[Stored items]
----------------

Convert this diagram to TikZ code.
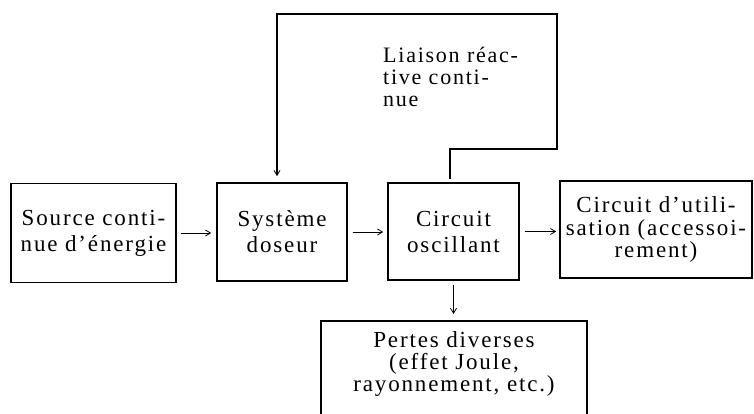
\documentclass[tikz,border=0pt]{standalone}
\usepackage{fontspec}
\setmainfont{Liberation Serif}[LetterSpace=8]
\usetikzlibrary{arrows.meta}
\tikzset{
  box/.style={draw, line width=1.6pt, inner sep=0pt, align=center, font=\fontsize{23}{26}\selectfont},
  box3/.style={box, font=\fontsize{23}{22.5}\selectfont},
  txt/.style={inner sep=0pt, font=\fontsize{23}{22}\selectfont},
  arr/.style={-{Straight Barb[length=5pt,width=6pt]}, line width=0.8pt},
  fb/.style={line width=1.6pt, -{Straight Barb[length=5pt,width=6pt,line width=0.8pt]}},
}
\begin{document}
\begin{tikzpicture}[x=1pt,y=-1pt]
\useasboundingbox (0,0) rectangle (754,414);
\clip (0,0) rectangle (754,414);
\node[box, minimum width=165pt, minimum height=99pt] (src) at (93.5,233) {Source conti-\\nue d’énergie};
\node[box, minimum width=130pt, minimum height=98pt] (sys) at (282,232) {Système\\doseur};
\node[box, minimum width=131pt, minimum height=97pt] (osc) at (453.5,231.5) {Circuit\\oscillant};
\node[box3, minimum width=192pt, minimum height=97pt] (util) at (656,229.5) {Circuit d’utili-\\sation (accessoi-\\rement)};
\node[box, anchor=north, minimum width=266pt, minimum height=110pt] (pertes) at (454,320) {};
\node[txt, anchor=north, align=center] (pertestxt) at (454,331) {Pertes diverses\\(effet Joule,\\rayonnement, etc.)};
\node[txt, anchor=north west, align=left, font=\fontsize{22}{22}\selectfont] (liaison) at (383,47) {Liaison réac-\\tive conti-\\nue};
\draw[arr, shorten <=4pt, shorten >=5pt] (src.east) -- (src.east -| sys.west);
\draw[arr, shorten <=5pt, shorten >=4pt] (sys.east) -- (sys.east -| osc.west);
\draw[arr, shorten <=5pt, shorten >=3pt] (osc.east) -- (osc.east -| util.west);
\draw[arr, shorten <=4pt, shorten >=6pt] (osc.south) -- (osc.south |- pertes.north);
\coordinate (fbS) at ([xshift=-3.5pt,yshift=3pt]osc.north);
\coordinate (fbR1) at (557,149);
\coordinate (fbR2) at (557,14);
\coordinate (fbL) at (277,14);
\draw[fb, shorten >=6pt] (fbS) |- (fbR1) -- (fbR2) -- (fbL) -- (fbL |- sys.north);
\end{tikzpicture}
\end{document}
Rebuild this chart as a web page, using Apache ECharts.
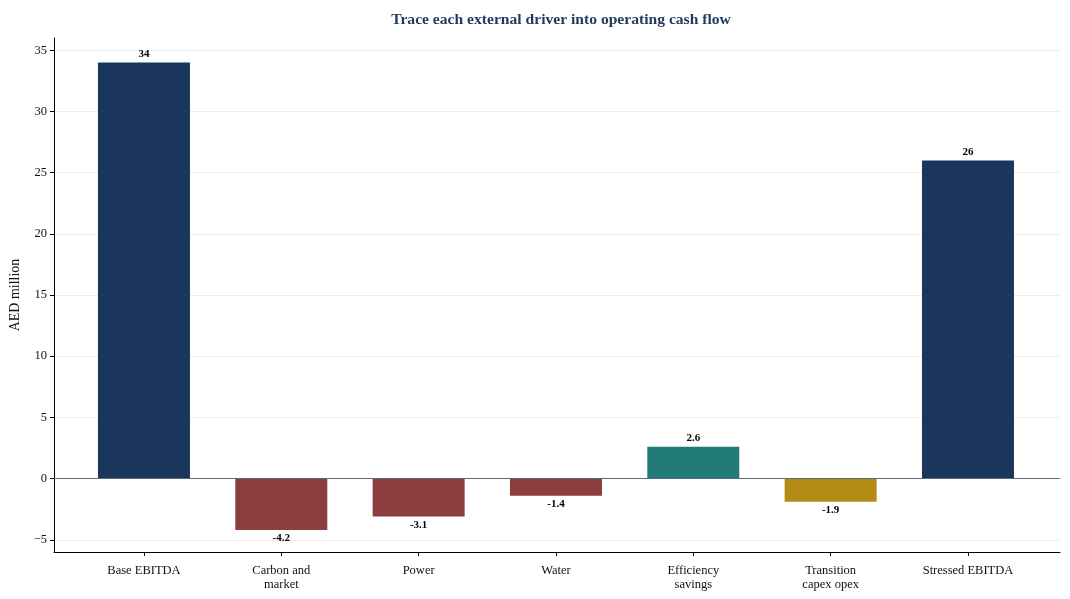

----------------

* Exercise task
Scan the listing above and identify each line holding the string "this"; copy every such line.

* Task output
Convert this diagram to TikZ code.
Rebuild this chart as a web page, using Apache ECharts.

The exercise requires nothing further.